Beyond its basic humanity, Emma Lazarus’s poem resonates with me because it addresses the global conflict between the haves and the have-nots and comes down on the side of the have-nots. This line from her poem rings especially true to me: “Keep, ancient lands (read here the aristocracy of the ruling class of Old Europe) your storied pomp (your self-righteous and self-aggrandizing view of your own self-importance).” Maybe I love the poem because, living under austerity programs of the rich, I feel an immigrant in my own land, one of the “wretched refuse of [our] teeming shore.”

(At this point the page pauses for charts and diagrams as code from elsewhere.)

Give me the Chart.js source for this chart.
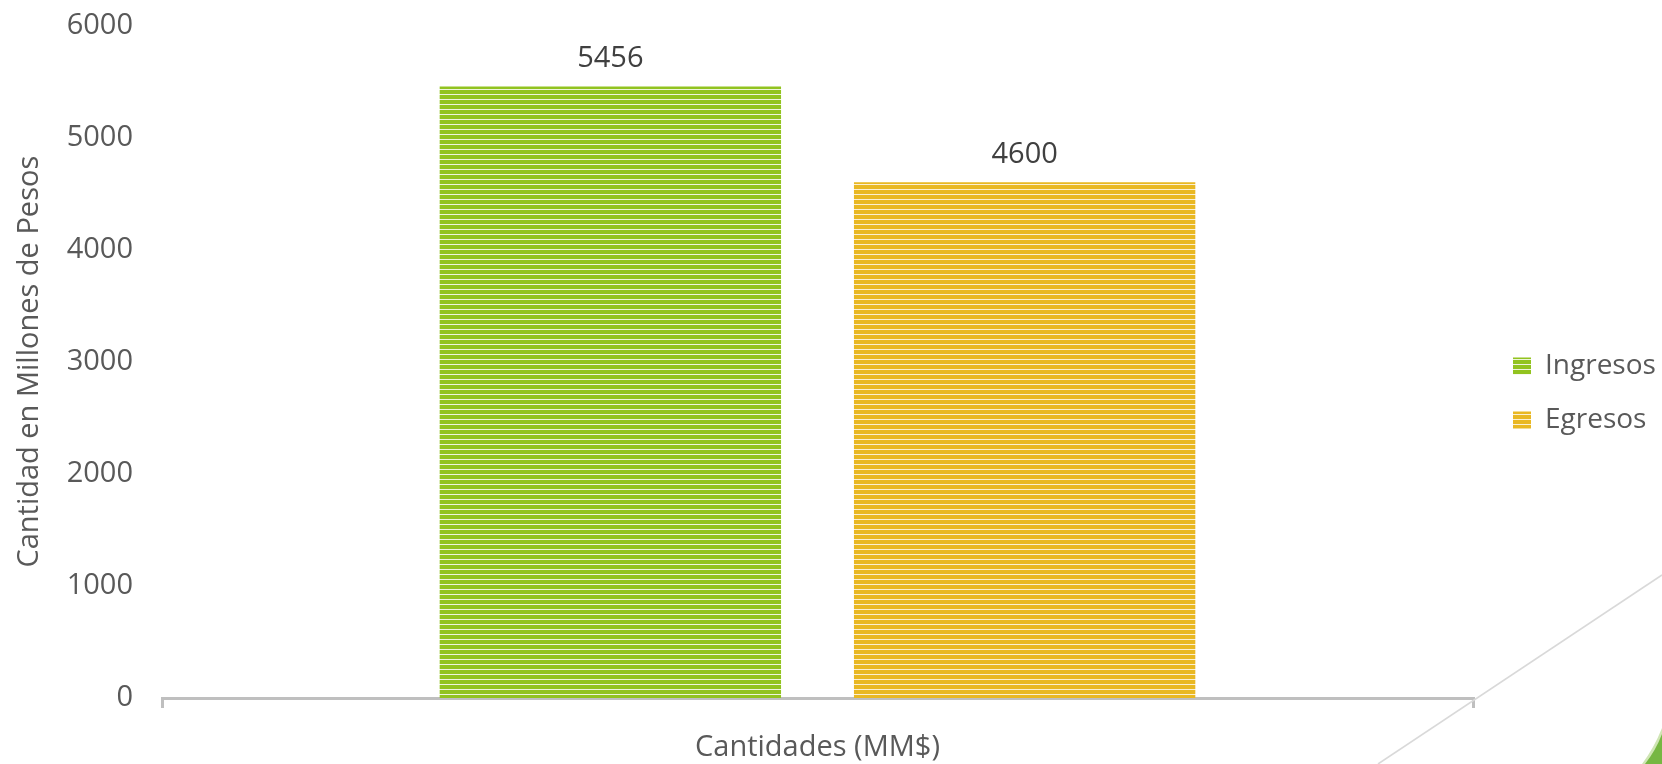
<!DOCTYPE html>
<html>
<head>
<meta charset="utf-8">
<script src="https://cdn.jsdelivr.net/npm/chart.js@4/dist/chart.umd.min.js"></script>
<style>
    html, body { margin: 0; padding: 0; background: #ffffff; }
    #chartBox { width: 1662px; height: 764px; }
</style>
</head>
<body>
<div id="chartBox"><canvas id="mainChart" width="1662" height="764"></canvas></div>
<script>
const categories = ['Cantidades (MM$)'];
const seriesNames = ['Ingresos', 'Egresos'];
const ingresosValues = [5456];
const egresosValues = [4600];
const yTicks = [0, 1000, 2000, 3000, 4000, 5000, 6000];

const fontFamily = '"Open Sans", "Noto Sans", sans-serif';
const textColor = '#595959';
const axisColor = '#bfbfbf';

const chartContext = document.getElementById('mainChart').getContext('2d');

function stripePattern(baseColor, lineColor) {
    const tile = document.createElement('canvas');
    tile.width = 8;
    tile.height = 5;
    const g = tile.getContext('2d');
    g.fillStyle = baseColor;
    g.fillRect(0, 0, 8, 5);
    g.fillStyle = lineColor;
    g.fillRect(0, 4, 8, 1);
    return chartContext.createPattern(tile, 'repeat');
}

const greenFill = stripePattern('#92c31f', '#eef5dc');
const goldFill = stripePattern('#e9b823', '#fbf0d2');

// value labels above each bar
const valueLabels = {
    id: 'valueLabels',
    afterDatasetsDraw(chart) {
        const ctx = chart.ctx;
        ctx.save();
        ctx.font = '29px ' + fontFamily;
        ctx.fillStyle = '#404040';
        ctx.textAlign = 'center';
        ctx.textBaseline = 'middle';
        chart.data.datasets.forEach(function (dataset, i) {
            chart.getDatasetMeta(i).data.forEach(function (bar, j) {
                ctx.fillText(String(dataset.data[j]), bar.x, bar.y - 28);
            });
        });
        ctx.restore();
    }
};

// slide decoration in the lower right corner
const slideDecor = {
    id: 'slideDecor',
    afterDraw(chart) {
        const ctx = chart.ctx;
        const w = chart.width;
        const h = chart.height;
        ctx.save();
        ctx.strokeStyle = '#d9d9d9';
        ctx.lineWidth = 1.6;
        ctx.beginPath();
        ctx.moveTo(w, 575);
        ctx.lineTo(w - 284, h);
        ctx.stroke();

        ctx.fillStyle = '#cfe5b4';
        ctx.beginPath();
        ctx.moveTo(w - 20, h);
        ctx.quadraticCurveTo(w - 8, h - 16, w, h - 36);
        ctx.lineTo(w, h);
        ctx.closePath();
        ctx.fill();

        ctx.fillStyle = '#76b742';
        ctx.beginPath();
        ctx.moveTo(w - 17, h);
        ctx.quadraticCurveTo(w - 6, h - 14, w, h - 30);
        ctx.lineTo(w, h);
        ctx.closePath();
        ctx.fill();
        ctx.restore();
    }
};

const config = {
    type: 'bar',
    data: {
        labels: categories,
        datasets: [{
            label: seriesNames[0],
            data: ingresosValues,
            backgroundColor: greenFill,
            borderWidth: 0
        }, {
            label: seriesNames[1],
            data: egresosValues,
            backgroundColor: goldFill,
            borderWidth: 0
        }]
    },
    options: {
        responsive: false,
        animation: false,
        devicePixelRatio: 1,
        categoryPercentage: 0.632,
        barPercentage: 0.824,
        layout: {
            padding: { top: 22, right: 0, bottom: 0, left: 0 }
        },
        scales: {
            x: {
                grid: {
                    display: true,
                    drawOnChartArea: false,
                    drawTicks: true,
                    tickLength: 10,
                    color: axisColor,
                    lineWidth: 3,
                    offset: true
                },
                border: { display: true, color: axisColor, width: 3 },
                ticks: {
                    color: textColor,
                    padding: 22,
                    font: { size: 29, family: fontFamily }
                },
                afterFit(scale) {
                    scale.height = 66;
                }
            },
            y: {
                min: 0,
                max: yTicks[yTicks.length - 1],
                afterBuildTicks(scale) {
                    scale.ticks = yTicks.map(function (v) { return { value: v }; });
                },
                grid: { display: false, drawTicks: true, tickLength: 21 },
                border: { display: false },
                ticks: {
                    color: textColor,
                    padding: 8,
                    font: { size: 29, family: fontFamily },
                    callback: function (value) { return String(value); }
                },
                title: {
                    display: true,
                    text: 'Cantidad en Millones de Pesos',
                    color: textColor,
                    padding: { top: 12, bottom: 0 },
                    font: { size: 29, family: fontFamily }
                },
                afterFit(scale) {
                    scale.width = 162;
                }
            },
            spacer: {
                type: 'linear',
                position: 'right',
                display: true,
                grid: { display: false, drawTicks: false },
                border: { display: false },
                ticks: { display: false },
                afterFit(scale) {
                    scale.width = 14;
                }
            }
        },
        plugins: {
            legend: {
                position: 'right',
                maxWidth: 175,
                labels: {
                    color: textColor,
                    boxWidth: 18,
                    boxHeight: 17,
                    padding: 26,
                    font: { size: 28, family: fontFamily }
                }
            },
            tooltip: { enabled: false }
        }
    },
    plugins: [valueLabels, slideDecor]
};

const mainChart = new Chart(chartContext, config);
</script>
</body>
</html>
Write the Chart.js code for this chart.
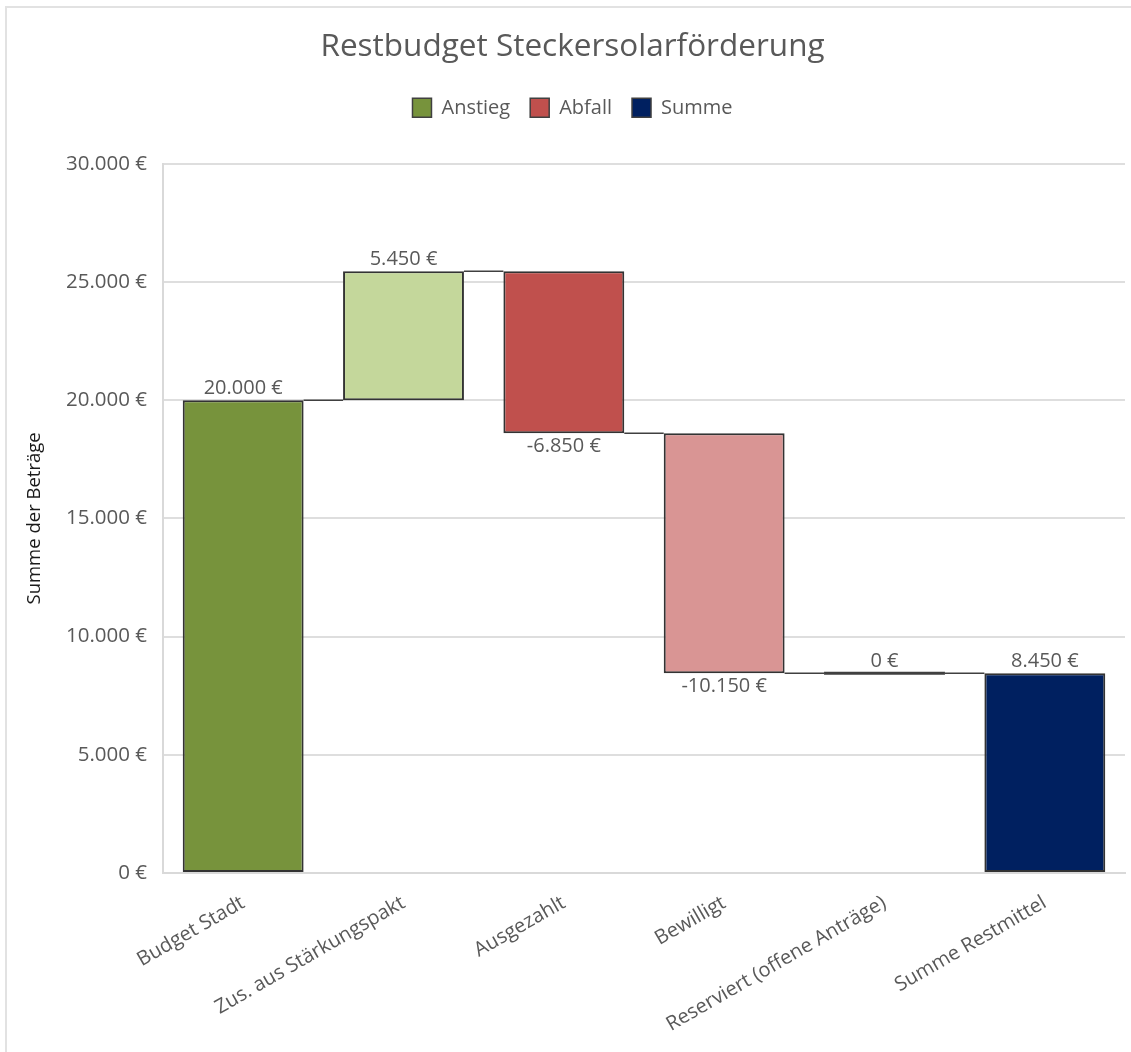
<!DOCTYPE html>
<html>
<head>
<meta charset="utf-8">
<script src="https://cdn.jsdelivr.net/npm/chart.js@4.4.1/dist/chart.umd.min.js"></script>
<style>
  html, body { margin: 0; padding: 0; background: #fff; }
  #wrap { position: relative; width: 1131px; height: 1052px; }
  #frame { position: absolute; left: 5px; top: 6px; right: 0; bottom: 0;
           border-left: 2px solid #e2e2e2; border-top: 2px solid #e2e2e2; }
  canvas { position: absolute; left: 0; top: 0; }
</style>
</head>
<body>
<div id="wrap">
  <div id="frame"></div>
  <canvas id="chart" width="1131" height="1052"></canvas>
</div>
<script>
const categories = [
  "Budget Stadt",
  "Zus. aus Stärkungspakt",
  "Ausgezahlt",
  "Bewilligt",
  "Reserviert (offene Anträge)",
  "Summe Restmittel",
];
// change per step; the last one is the total
const changes = [20000, 5450, -6850, -10150, 0, 8450];
const kinds = ["up", "up", "down", "down", "down", "total"];
const yTicks = { min: 0, max: 30000, step: 5000 };

const legendNames = ["Anstieg", "Abfall", "Summe"];
const legendColors = ["#77933C", "#C0504D", "#002060"];
const barColors = ["#77933C", "#C4D79B", "#C0504D", "#D99594", "#C0504D", "#002060"];

const textColor = "#595959";
const fontFamily = "'Open Sans', 'Noto Sans', sans-serif";

function euro(v) {
  const sign = v < 0 ? "-" : "";
  const s = String(Math.abs(Math.round(v))).replace(/\B(?=(\d{3})+(?!\d))/g, ".");
  return sign + s + " €";
}

// floating bars [start, end] from the running total
let running = 0;
const floats = changes.map((c, i) => {
  if (kinds[i] === "total") return [0, c];
  const start = running;
  running += c;
  return [start, running];
});

// extra room below the legend
const legendGap = {
  id: "legendGap",
  beforeInit(chart) {
    const fit = chart.legend.fit;
    chart.legend.fit = function () {
      fit.bind(chart.legend)();
      this.height += 36;
    };
  },
};

const waterfallExtras = {
  id: "waterfallExtras",
  afterDatasetsDraw(chart) {
    const ctx = chart.ctx;
    const meta = chart.getDatasetMeta(0);
    const y = chart.scales.y;
    ctx.save();
    // connectors
    ctx.strokeStyle = "#404040";
    ctx.lineWidth = 1.5;
    for (let i = 0; i < meta.data.length - 1; i++) {
      const a = meta.data[i], b = meta.data[i + 1];
      const level = y.getPixelForValue(floats[i][1]);
      ctx.beginPath();
      ctx.moveTo(a.x + a.width / 2, level);
      ctx.lineTo(b.x - b.width / 2, level);
      ctx.stroke();
    }
    // zero-height bars
    meta.data.forEach((bar, i) => {
      if (floats[i][0] === floats[i][1]) {
        const py = y.getPixelForValue(floats[i][0]);
        ctx.lineWidth = 3;
        ctx.beginPath();
        ctx.moveTo(bar.x - bar.width / 2, py);
        ctx.lineTo(bar.x + bar.width / 2, py);
        ctx.stroke();
      }
    });
    // value labels
    ctx.fillStyle = textColor;
    ctx.font = "20px " + fontFamily;
    ctx.textAlign = "center";
    meta.data.forEach((bar, i) => {
      const top = y.getPixelForValue(Math.max(floats[i][0], floats[i][1]));
      const bottom = y.getPixelForValue(Math.min(floats[i][0], floats[i][1]));
      if (changes[i] < 0) {
        ctx.textBaseline = "top";
        ctx.fillText(euro(changes[i]), bar.x, bottom + 3);
      } else {
        ctx.textBaseline = "bottom";
        ctx.fillText(euro(changes[i]), bar.x, top - 2);
      }
    });
    ctx.restore();
  },
};

new Chart(document.getElementById("chart"), {
  type: "bar",
  data: {
    labels: categories,
    datasets: [
      {
        label: "Beträge",
        data: floats,
        backgroundColor: barColors,
        borderColor: "#333333",
        borderWidth: 2,
        borderSkipped: false,
        barPercentage: 0.754,
        categoryPercentage: 1,
      },
    ],
  },
  options: {
    responsive: false,
    animation: false,
    layout: { padding: { left: 20, right: 6, top: 28, bottom: 0 } },
    plugins: {
      title: {
        display: true,
        text: "Restbudget Steckersolarförderung",
        color: textColor,
        font: { family: fontFamily, size: 31.5, weight: "normal" },
        padding: { top: 0, bottom: 12 },
      },
      legend: {
        position: "top",
        onClick: null,
        labels: {
          color: textColor,
          font: { family: fontFamily, size: 20 },
          boxWidth: 19,
          boxHeight: 19,
          padding: 20,
          generateLabels: () =>
            legendNames.map((name, i) => ({
              text: name,
              fillStyle: legendColors[i],
              strokeStyle: "#404040",
              lineWidth: 1.5,
              fontColor: textColor,
              hidden: false,
              datasetIndex: 0,
            })),
        },
      },
      tooltip: { enabled: false },
    },
    scales: {
      x: {
        grid: { display: false, drawTicks: false },
        border: { display: true, color: "#d9d9d9", width: 2 },
        ticks: {
          color: textColor,
          font: { family: fontFamily, size: 20 },
          autoSkip: false,
          minRotation: 30,
          maxRotation: 30,
          padding: 18,
        },
        afterFit: (scale) => { scale.height = 179; },
      },
      y: {
        min: yTicks.min,
        max: yTicks.max,
        grid: { color: "#dedede", lineWidth: 2, drawTicks: false },
        border: { display: true, color: "#d9d9d9", width: 2 },
        ticks: {
          stepSize: yTicks.step,
          color: textColor,
          font: { family: fontFamily, size: 20.5 },
          padding: 16,
          callback: (v) => euro(v),
        },
        title: {
          display: true,
          text: "Summe der Beträge",
          color: "#1a1a1a",
          font: { family: fontFamily, size: 18.5 },
          padding: { top: 4, bottom: 0 },
        },
        afterFit: (scale) => { scale.width = 143; },
      },
    },
  },
  plugins: [legendGap, waterfallExtras],
});
</script>
</body>
</html>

It is not surprising Emma Lazarus was a socialist. She did considerable work in New York City with Jewish immigrants fleeing pogroms in Eastern Europe and Russia. She did not see the nation as a republic in abstract, but saw it as its people. She did not celebrate the prosperity of the nation but celebrated how that prosperity could be shared with people, how it could ease the plight of the people and how immigrants could enhance the prosperity of the nation. She came from a wealthy family, but she did not espouse sacrifice for those less fortunate. She saw the emotional side of immigration, how it affects the lives of real people, and her poem has come, because of her political sentiment in poetry, to exemplify the graciousness of poetry not only for the self but for society. Her poem perfectly encapsulates what America stands for.

“The New Colossus” was not the only poem written for the pedestal fundraiser. Mark Twain, James Russell Lowell, and others contributed work, but Emma’s was the only poem read at The Bartholdi Pedestal Fund Art Loan Exhibition held in 1883. It was only read once, then it slipped into obscurity until 1903 when a bronze plaque inscribed with the poem was mounted on a wall inside the pedestal of the Statue of Liberty. Emma Lazarus did not see her poem immortalized in this way. She died in 1887, at the age of 39, likely from Hodgkin’s lymphoma, a year after the Statue of Liberty was dedicated. She is buried in Beth-Olom Cemetery in Brooklyn. Her poem continues to inspire immigration policy. It continues to do so because it sets right in our hearts.